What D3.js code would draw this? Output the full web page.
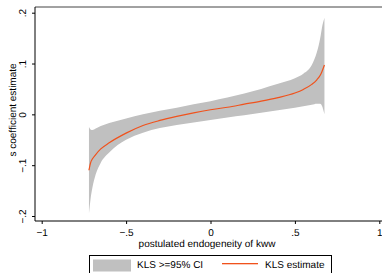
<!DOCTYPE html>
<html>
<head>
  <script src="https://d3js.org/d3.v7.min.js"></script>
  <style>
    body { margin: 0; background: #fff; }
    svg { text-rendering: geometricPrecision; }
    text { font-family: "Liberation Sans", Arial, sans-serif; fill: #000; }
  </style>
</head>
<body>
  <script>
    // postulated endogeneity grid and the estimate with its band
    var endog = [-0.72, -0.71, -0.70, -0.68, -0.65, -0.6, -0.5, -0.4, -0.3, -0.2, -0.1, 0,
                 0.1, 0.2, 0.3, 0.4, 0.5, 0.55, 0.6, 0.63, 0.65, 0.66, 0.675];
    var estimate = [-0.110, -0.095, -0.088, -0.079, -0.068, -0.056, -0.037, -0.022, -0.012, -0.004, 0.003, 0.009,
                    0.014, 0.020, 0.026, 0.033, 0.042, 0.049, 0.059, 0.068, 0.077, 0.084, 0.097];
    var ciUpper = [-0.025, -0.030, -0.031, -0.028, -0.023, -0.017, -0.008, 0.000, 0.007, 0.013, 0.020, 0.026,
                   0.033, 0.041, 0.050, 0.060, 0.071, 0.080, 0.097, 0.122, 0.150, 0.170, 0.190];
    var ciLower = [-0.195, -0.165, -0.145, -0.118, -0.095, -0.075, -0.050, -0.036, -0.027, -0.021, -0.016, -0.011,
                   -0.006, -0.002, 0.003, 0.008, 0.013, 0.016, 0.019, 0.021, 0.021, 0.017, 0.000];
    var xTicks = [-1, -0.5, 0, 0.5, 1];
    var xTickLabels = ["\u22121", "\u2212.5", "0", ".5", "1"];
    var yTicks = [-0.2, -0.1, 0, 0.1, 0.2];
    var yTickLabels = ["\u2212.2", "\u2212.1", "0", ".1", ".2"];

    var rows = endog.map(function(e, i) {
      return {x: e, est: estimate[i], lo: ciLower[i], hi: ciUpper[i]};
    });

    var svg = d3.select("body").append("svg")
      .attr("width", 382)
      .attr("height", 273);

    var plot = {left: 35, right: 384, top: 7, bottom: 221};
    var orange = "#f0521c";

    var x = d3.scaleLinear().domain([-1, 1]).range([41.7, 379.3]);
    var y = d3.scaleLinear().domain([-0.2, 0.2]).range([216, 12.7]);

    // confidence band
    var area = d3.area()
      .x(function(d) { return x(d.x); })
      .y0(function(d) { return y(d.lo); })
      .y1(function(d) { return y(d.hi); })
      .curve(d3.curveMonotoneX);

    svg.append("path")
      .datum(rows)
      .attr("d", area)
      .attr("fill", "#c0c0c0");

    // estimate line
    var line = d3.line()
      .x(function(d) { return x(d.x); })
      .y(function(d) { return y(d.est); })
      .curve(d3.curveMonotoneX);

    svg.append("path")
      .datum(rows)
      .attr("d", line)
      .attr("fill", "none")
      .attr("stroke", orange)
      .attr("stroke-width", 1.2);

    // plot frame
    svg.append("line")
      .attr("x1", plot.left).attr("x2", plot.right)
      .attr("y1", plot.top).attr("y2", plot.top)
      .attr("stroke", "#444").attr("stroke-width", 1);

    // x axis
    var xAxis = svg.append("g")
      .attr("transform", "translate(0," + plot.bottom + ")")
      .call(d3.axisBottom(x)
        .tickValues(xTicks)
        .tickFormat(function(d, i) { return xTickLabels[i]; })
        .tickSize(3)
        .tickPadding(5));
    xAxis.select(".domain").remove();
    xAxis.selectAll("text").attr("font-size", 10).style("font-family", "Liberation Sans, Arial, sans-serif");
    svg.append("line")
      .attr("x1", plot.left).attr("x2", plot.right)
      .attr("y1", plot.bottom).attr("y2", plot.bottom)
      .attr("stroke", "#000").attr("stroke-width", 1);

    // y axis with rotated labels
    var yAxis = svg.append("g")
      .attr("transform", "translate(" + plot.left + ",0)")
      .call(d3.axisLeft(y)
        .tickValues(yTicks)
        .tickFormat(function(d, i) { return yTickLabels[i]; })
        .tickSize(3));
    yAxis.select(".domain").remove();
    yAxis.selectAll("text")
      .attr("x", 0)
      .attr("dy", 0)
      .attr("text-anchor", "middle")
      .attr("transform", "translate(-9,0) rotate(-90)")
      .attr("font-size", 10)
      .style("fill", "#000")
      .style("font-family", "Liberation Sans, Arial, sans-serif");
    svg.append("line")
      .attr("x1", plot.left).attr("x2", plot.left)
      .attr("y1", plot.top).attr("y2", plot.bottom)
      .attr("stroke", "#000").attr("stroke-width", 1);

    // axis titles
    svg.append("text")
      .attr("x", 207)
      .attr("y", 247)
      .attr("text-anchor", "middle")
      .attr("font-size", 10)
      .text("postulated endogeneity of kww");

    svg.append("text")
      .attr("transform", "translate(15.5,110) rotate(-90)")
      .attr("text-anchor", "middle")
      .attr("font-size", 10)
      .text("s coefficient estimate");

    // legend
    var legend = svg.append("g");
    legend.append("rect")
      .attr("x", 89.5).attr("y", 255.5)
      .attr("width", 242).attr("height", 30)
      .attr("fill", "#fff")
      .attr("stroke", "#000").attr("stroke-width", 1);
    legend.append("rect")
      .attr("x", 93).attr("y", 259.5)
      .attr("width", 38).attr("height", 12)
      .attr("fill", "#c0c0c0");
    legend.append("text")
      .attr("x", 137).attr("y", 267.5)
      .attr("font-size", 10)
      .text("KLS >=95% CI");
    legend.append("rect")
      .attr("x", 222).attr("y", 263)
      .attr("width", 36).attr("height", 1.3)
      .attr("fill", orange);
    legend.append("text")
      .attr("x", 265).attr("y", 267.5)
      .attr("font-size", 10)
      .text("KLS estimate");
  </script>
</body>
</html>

■ ■ ■

From the material above, copy everything exactly but the pictures.

What D3.js code would draw this? Output the full web page.
<!DOCTYPE html>
<html>
<head>
  <script src="https://d3js.org/d3.v7.min.js"></script>
  <style>
    body { margin: 0; background: #fff; }
    svg { text-rendering: geometricPrecision; }
    text { font-family: "Liberation Sans", Arial, sans-serif; fill: #000; }
  </style>
</head>
<body>
  <script>
    // postulated endogeneity grid and the estimate with its band
    var endog = [-0.72, -0.71, -0.70, -0.68, -0.65, -0.6, -0.5, -0.4, -0.3, -0.2, -0.1, 0,
                 0.1, 0.2, 0.3, 0.4, 0.5, 0.55, 0.6, 0.63, 0.65, 0.66, 0.675];
    var estimate = [-0.110, -0.095, -0.088, -0.079, -0.068, -0.056, -0.037, -0.022, -0.012, -0.004, 0.003, 0.009,
                    0.014, 0.020, 0.026, 0.033, 0.042, 0.049, 0.059, 0.068, 0.077, 0.084, 0.097];
    var ciUpper = [-0.025, -0.030, -0.031, -0.028, -0.023, -0.017, -0.008, 0.000, 0.007, 0.013, 0.020, 0.026,
                   0.033, 0.041, 0.050, 0.060, 0.071, 0.080, 0.097, 0.122, 0.150, 0.170, 0.190];
    var ciLower = [-0.195, -0.165, -0.145, -0.118, -0.095, -0.075, -0.050, -0.036, -0.027, -0.021, -0.016, -0.011,
                   -0.006, -0.002, 0.003, 0.008, 0.013, 0.016, 0.019, 0.021, 0.021, 0.017, 0.000];
    var xTicks = [-1, -0.5, 0, 0.5, 1];
    var xTickLabels = ["\u22121", "\u2212.5", "0", ".5", "1"];
    var yTicks = [-0.2, -0.1, 0, 0.1, 0.2];
    var yTickLabels = ["\u2212.2", "\u2212.1", "0", ".1", ".2"];

    var rows = endog.map(function(e, i) {
      return {x: e, est: estimate[i], lo: ciLower[i], hi: ciUpper[i]};
    });

    var svg = d3.select("body").append("svg")
      .attr("width", 382)
      .attr("height", 273);

    var plot = {left: 35, right: 384, top: 7, bottom: 221};
    var orange = "#f0521c";

    var x = d3.scaleLinear().domain([-1, 1]).range([41.7, 379.3]);
    var y = d3.scaleLinear().domain([-0.2, 0.2]).range([216, 12.7]);

    // confidence band
    var area = d3.area()
      .x(function(d) { return x(d.x); })
      .y0(function(d) { return y(d.lo); })
      .y1(function(d) { return y(d.hi); })
      .curve(d3.curveMonotoneX);

    svg.append("path")
      .datum(rows)
      .attr("d", area)
      .attr("fill", "#c0c0c0");

    // estimate line
    var line = d3.line()
      .x(function(d) { return x(d.x); })
      .y(function(d) { return y(d.est); })
      .curve(d3.curveMonotoneX);

    svg.append("path")
      .datum(rows)
      .attr("d", line)
      .attr("fill", "none")
      .attr("stroke", orange)
      .attr("stroke-width", 1.2);

    // plot frame
    svg.append("line")
      .attr("x1", plot.left).attr("x2", plot.right)
      .attr("y1", plot.top).attr("y2", plot.top)
      .attr("stroke", "#444").attr("stroke-width", 1);

    // x axis
    var xAxis = svg.append("g")
      .attr("transform", "translate(0," + plot.bottom + ")")
      .call(d3.axisBottom(x)
        .tickValues(xTicks)
        .tickFormat(function(d, i) { return xTickLabels[i]; })
        .tickSize(3)
        .tickPadding(5));
    xAxis.select(".domain").remove();
    xAxis.selectAll("text").attr("font-size", 10).style("font-family", "Liberation Sans, Arial, sans-serif");
    svg.append("line")
      .attr("x1", plot.left).attr("x2", plot.right)
      .attr("y1", plot.bottom).attr("y2", plot.bottom)
      .attr("stroke", "#000").attr("stroke-width", 1);

    // y axis with rotated labels
    var yAxis = svg.append("g")
      .attr("transform", "translate(" + plot.left + ",0)")
      .call(d3.axisLeft(y)
        .tickValues(yTicks)
        .tickFormat(function(d, i) { return yTickLabels[i]; })
        .tickSize(3));
    yAxis.select(".domain").remove();
    yAxis.selectAll("text")
      .attr("x", 0)
      .attr("dy", 0)
      .attr("text-anchor", "middle")
      .attr("transform", "translate(-9,0) rotate(-90)")
      .attr("font-size", 10)
      .style("fill", "#000")
      .style("font-family", "Liberation Sans, Arial, sans-serif");
    svg.append("line")
      .attr("x1", plot.left).attr("x2", plot.left)
      .attr("y1", plot.top).attr("y2", plot.bottom)
      .attr("stroke", "#000").attr("stroke-width", 1);

    // axis titles
    svg.append("text")
      .attr("x", 207)
      .attr("y", 247)
      .attr("text-anchor", "middle")
      .attr("font-size", 10)
      .text("postulated endogeneity of kww");

    svg.append("text")
      .attr("transform", "translate(15.5,110) rotate(-90)")
      .attr("text-anchor", "middle")
      .attr("font-size", 10)
      .text("s coefficient estimate");

    // legend
    var legend = svg.append("g");
    legend.append("rect")
      .attr("x", 89.5).attr("y", 255.5)
      .attr("width", 242).attr("height", 30)
      .attr("fill", "#fff")
      .attr("stroke", "#000").attr("stroke-width", 1);
    legend.append("rect")
      .attr("x", 93).attr("y", 259.5)
      .attr("width", 38).attr("height", 12)
      .attr("fill", "#c0c0c0");
    legend.append("text")
      .attr("x", 137).attr("y", 267.5)
      .attr("font-size", 10)
      .text("KLS >=95% CI");
    legend.append("rect")
      .attr("x", 222).attr("y", 263)
      .attr("width", 36).attr("height", 1.3)
      .attr("fill", orange);
    legend.append("text")
      .attr("x", 265).attr("y", 267.5)
      .attr("font-size", 10)
      .text("KLS estimate");
  </script>
</body>
</html>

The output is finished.